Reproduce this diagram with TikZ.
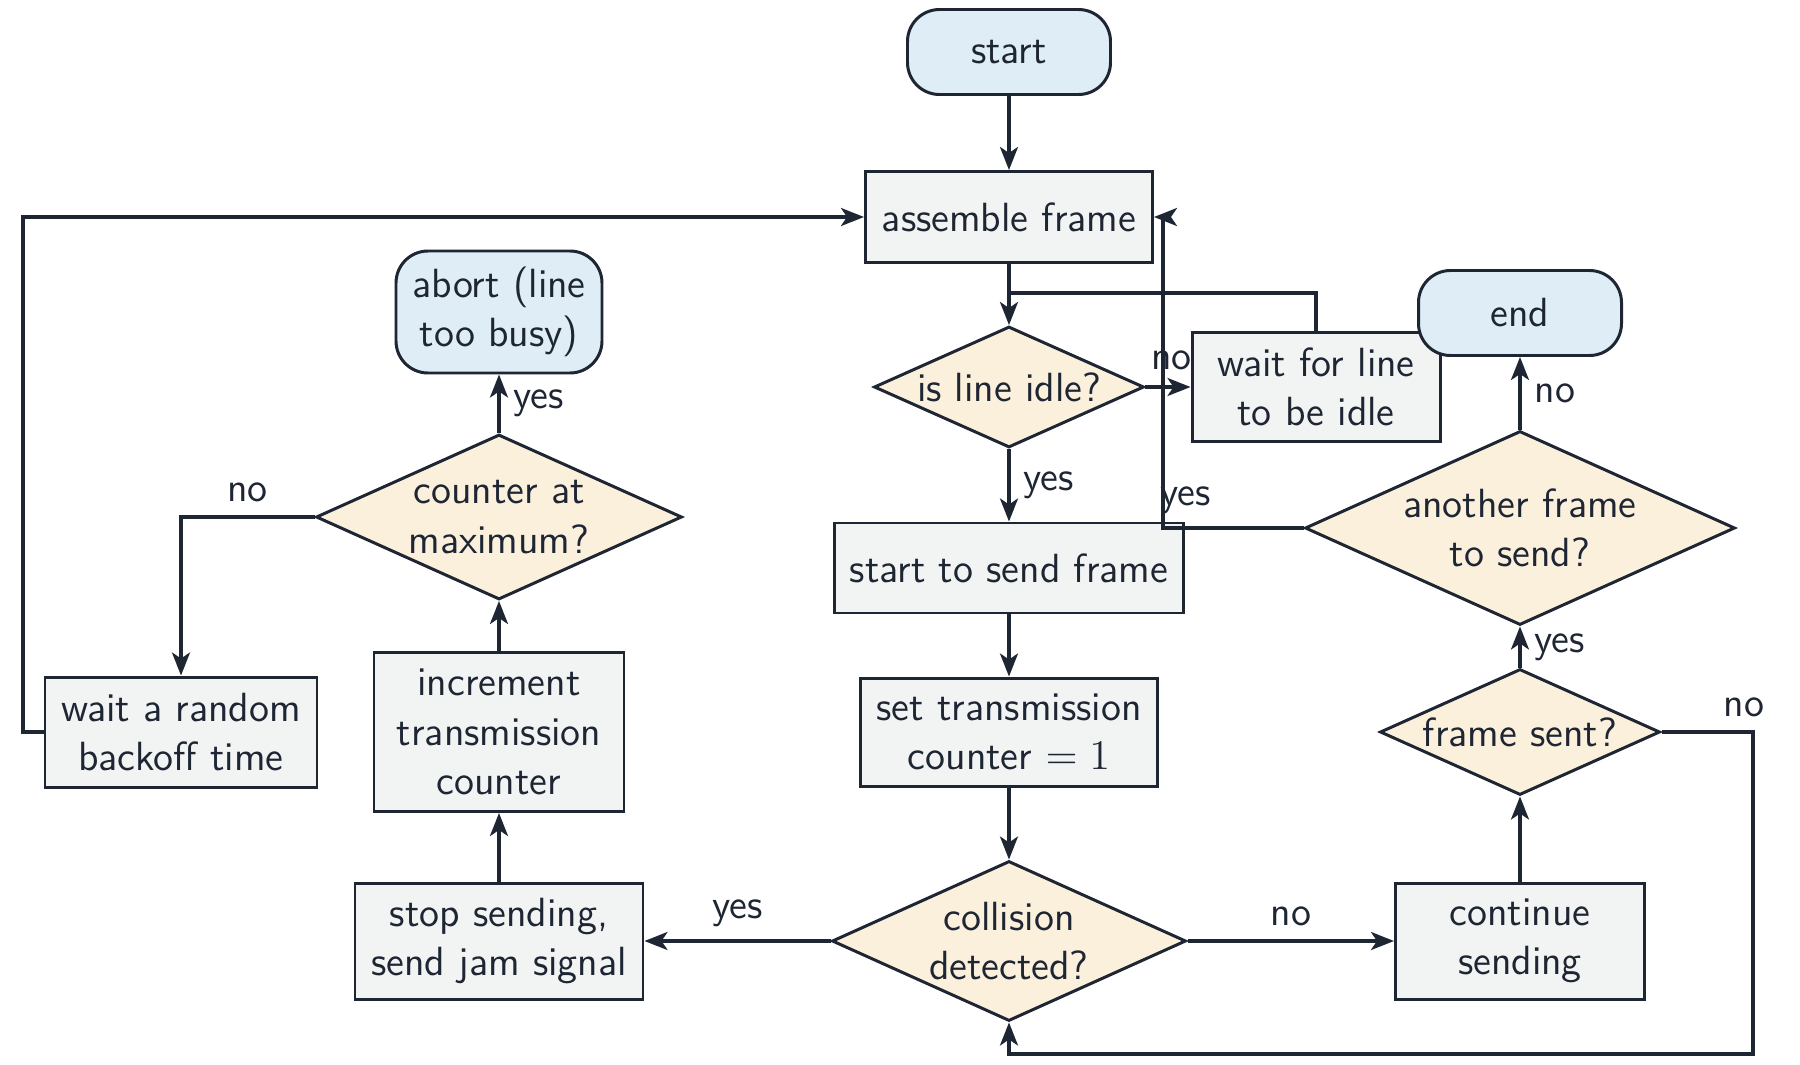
\documentclass[tikz,border=0pt]{standalone}
\usetikzlibrary{shapes.geometric,arrows.meta}
\definecolor{inkline}{RGB}{30,37,51}
\definecolor{procfill}{RGB}{242,244,243}
\definecolor{termfill}{RGB}{222,237,246}
\definecolor{decfill}{RGB}{251,240,220}
\tikzset{
    base/.style={draw=inkline, line width=0.85pt, text=inkline, align=center, inner sep=0pt},
    process/.style={base, rectangle, fill=procfill},
    terminal/.style={base, rectangle, rounded corners=3.2mm, fill=termfill},
    decision/.style={base, diamond, aspect=2.2, fill=decfill},
    flow/.style={draw=inkline, line width=0.95pt, -{Stealth[length=2.3mm,width=1.8mm,inset=0.6mm]}},
    link/.style={draw=inkline, line width=0.95pt},
    lbl/.style={text=inkline, inner sep=1.3mm},
}
\begin{document}
\begin{tikzpicture}[font=\sffamily\fontsize{11.6}{14.1}\selectfont]
        \useasboundingbox (0, 0) rectangle (18, -10.65);

        \node[terminal, minimum width=2.03cm, minimum height=0.85cm] (start) at (10.09, -0.52) {start};
        \node[process, minimum width=2.87cm, minimum height=0.91cm] (assemble) at (10.09, -2.17) {assemble frame};
        \node[decision, minimum width=2.70cm, minimum height=1.21cm] (idle) at (10.09, -3.87) {is line idle?};
        \node[process, minimum width=2.48cm, minimum height=1.09cm] (waitidle) at (13.16, -3.87) {wait for line\\to be idle};
        \node[terminal, minimum width=2.03cm, minimum height=0.85cm] (end) at (15.20, -3.13) {end};
        \node[process, minimum width=3.49cm, minimum height=0.90cm] (sendframe) at (10.09, -5.68) {start to send frame};
        \node[decision, minimum width=4.30cm, minimum height=1.94cm] (another) at (15.20, -5.28) {another frame\\to send?};
        \node[process, minimum width=2.97cm, minimum height=1.08cm] (settx) at (10.09, -7.32) {set transmission\\counter $=1$};
        \node[decision, minimum width=2.80cm, minimum height=1.26cm] (sent) at (15.20, -7.32) {frame sent?};
        \node[decision, minimum width=3.54cm, minimum height=1.60cm] (collision) at (10.09, -9.41) {collision\\detected?};
        \node[process, minimum width=2.49cm, minimum height=1.16cm] (cont) at (15.20, -9.41) {continue\\sending};
        \node[process, minimum width=2.88cm, minimum height=1.16cm] (stop) at (4.99, -9.41) {stop sending,\\send jam signal};
        \node[process, minimum width=2.50cm, minimum height=1.59cm] (incr) at (4.99, -7.32) {increment\\transmission\\counter};
        \node[decision, minimum width=3.66cm, minimum height=1.65cm] (counter) at (4.99, -5.17) {counter at\\maximum?};
        \node[terminal, minimum width=2.06cm, minimum height=1.22cm] (abort) at (4.99, -3.12) {abort (line\\too busy)};
        \node[process, minimum width=2.72cm, minimum height=1.10cm] (waitrand) at (1.81, -7.32) {wait a random\\backoff time};

        \coordinate (join) at (10.09, -2.93);
        \coordinate (backin) at (11.63, -2.17);
        \coordinate (loopin) at (17.53, -10.54);
        \coordinate (wayback) at (0.23, -7.32);

        \draw[flow] (start) -- (assemble);
        \draw[flow] (assemble) -- (idle);
        \draw[link] (waitidle.north) |- (join);
        \draw[flow] (idle.east) -- node[pos=0, anchor=south west, inner sep=0pt, xshift=0.4mm, yshift=1.5mm, text=inkline] {no} (waitidle.west);
        \draw[flow] (idle) -- node[lbl, right] {yes} (sendframe);
        \draw[flow] (sendframe) -- (settx);
        \draw[flow] (settx) -- (collision);
        \draw[flow] (collision) -- node[lbl, above] {yes} (stop);
        \draw[flow] (collision) -- node[lbl, above] {no} (cont);
        \draw[flow] (cont) -- (sent);
        \draw[flow] (sent) -- node[lbl, right] {yes} (another);
        \draw[flow] (another) -- node[lbl, right] {no} (end);
        \draw[flow] (another.west) -| node[pos=0.5, anchor=south west, inner sep=0pt, xshift=-0.4mm, yshift=1.3mm, text=inkline] {yes} (backin) -- (assemble.east);
        \draw[flow] (sent.east) -| node[pos=0.5, lbl, above, xshift=-0.9mm] {no} (loopin) -| (collision.south);
        \draw[flow] (stop) -- (incr);
        \draw[flow] (incr) -- (counter);
        \draw[flow] (counter) -- node[lbl, right] {yes} (abort);
        \draw[flow] (counter.west) -| node[pos=0.25, lbl, above] {no} (waitrand.north);
        \draw[flow] (waitrand.west) -- (wayback) |- (assemble.west);
    \end{tikzpicture}
\end{document}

=======

## Aim of the task
Reproduce the material above in full, exactly, with no images.

## Result for this exercise
Reproduce this diagram with TikZ.
\documentclass[tikz,border=0pt]{standalone}
\usetikzlibrary{shapes.geometric,arrows.meta}
\definecolor{inkline}{RGB}{30,37,51}
\definecolor{procfill}{RGB}{242,244,243}
\definecolor{termfill}{RGB}{222,237,246}
\definecolor{decfill}{RGB}{251,240,220}
\tikzset{
    base/.style={draw=inkline, line width=0.85pt, text=inkline, align=center, inner sep=0pt},
    process/.style={base, rectangle, fill=procfill},
    terminal/.style={base, rectangle, rounded corners=3.2mm, fill=termfill},
    decision/.style={base, diamond, aspect=2.2, fill=decfill},
    flow/.style={draw=inkline, line width=0.95pt, -{Stealth[length=2.3mm,width=1.8mm,inset=0.6mm]}},
    link/.style={draw=inkline, line width=0.95pt},
    lbl/.style={text=inkline, inner sep=1.3mm},
}
\begin{document}
\begin{tikzpicture}[font=\sffamily\fontsize{11.6}{14.1}\selectfont]
        \useasboundingbox (0, 0) rectangle (18, -10.65);

        \node[terminal, minimum width=2.03cm, minimum height=0.85cm] (start) at (10.09, -0.52) {start};
        \node[process, minimum width=2.87cm, minimum height=0.91cm] (assemble) at (10.09, -2.17) {assemble frame};
        \node[decision, minimum width=2.70cm, minimum height=1.21cm] (idle) at (10.09, -3.87) {is line idle?};
        \node[process, minimum width=2.48cm, minimum height=1.09cm] (waitidle) at (13.16, -3.87) {wait for line\\to be idle};
        \node[terminal, minimum width=2.03cm, minimum height=0.85cm] (end) at (15.20, -3.13) {end};
        \node[process, minimum width=3.49cm, minimum height=0.90cm] (sendframe) at (10.09, -5.68) {start to send frame};
        \node[decision, minimum width=4.30cm, minimum height=1.94cm] (another) at (15.20, -5.28) {another frame\\to send?};
        \node[process, minimum width=2.97cm, minimum height=1.08cm] (settx) at (10.09, -7.32) {set transmission\\counter $=1$};
        \node[decision, minimum width=2.80cm, minimum height=1.26cm] (sent) at (15.20, -7.32) {frame sent?};
        \node[decision, minimum width=3.54cm, minimum height=1.60cm] (collision) at (10.09, -9.41) {collision\\detected?};
        \node[process, minimum width=2.49cm, minimum height=1.16cm] (cont) at (15.20, -9.41) {continue\\sending};
        \node[process, minimum width=2.88cm, minimum height=1.16cm] (stop) at (4.99, -9.41) {stop sending,\\send jam signal};
        \node[process, minimum width=2.50cm, minimum height=1.59cm] (incr) at (4.99, -7.32) {increment\\transmission\\counter};
        \node[decision, minimum width=3.66cm, minimum height=1.65cm] (counter) at (4.99, -5.17) {counter at\\maximum?};
        \node[terminal, minimum width=2.06cm, minimum height=1.22cm] (abort) at (4.99, -3.12) {abort (line\\too busy)};
        \node[process, minimum width=2.72cm, minimum height=1.10cm] (waitrand) at (1.81, -7.32) {wait a random\\backoff time};

        \coordinate (join) at (10.09, -2.93);
        \coordinate (backin) at (11.63, -2.17);
        \coordinate (loopin) at (17.53, -10.54);
        \coordinate (wayback) at (0.23, -7.32);

        \draw[flow] (start) -- (assemble);
        \draw[flow] (assemble) -- (idle);
        \draw[link] (waitidle.north) |- (join);
        \draw[flow] (idle.east) -- node[pos=0, anchor=south west, inner sep=0pt, xshift=0.4mm, yshift=1.5mm, text=inkline] {no} (waitidle.west);
        \draw[flow] (idle) -- node[lbl, right] {yes} (sendframe);
        \draw[flow] (sendframe) -- (settx);
        \draw[flow] (settx) -- (collision);
        \draw[flow] (collision) -- node[lbl, above] {yes} (stop);
        \draw[flow] (collision) -- node[lbl, above] {no} (cont);
        \draw[flow] (cont) -- (sent);
        \draw[flow] (sent) -- node[lbl, right] {yes} (another);
        \draw[flow] (another) -- node[lbl, right] {no} (end);
        \draw[flow] (another.west) -| node[pos=0.5, anchor=south west, inner sep=0pt, xshift=-0.4mm, yshift=1.3mm, text=inkline] {yes} (backin) -- (assemble.east);
        \draw[flow] (sent.east) -| node[pos=0.5, lbl, above, xshift=-0.9mm] {no} (loopin) -| (collision.south);
        \draw[flow] (stop) -- (incr);
        \draw[flow] (incr) -- (counter);
        \draw[flow] (counter) -- node[lbl, right] {yes} (abort);
        \draw[flow] (counter.west) -| node[pos=0.25, lbl, above] {no} (waitrand.north);
        \draw[flow] (waitrand.west) -- (wayback) |- (assemble.west);
    \end{tikzpicture}
\end{document}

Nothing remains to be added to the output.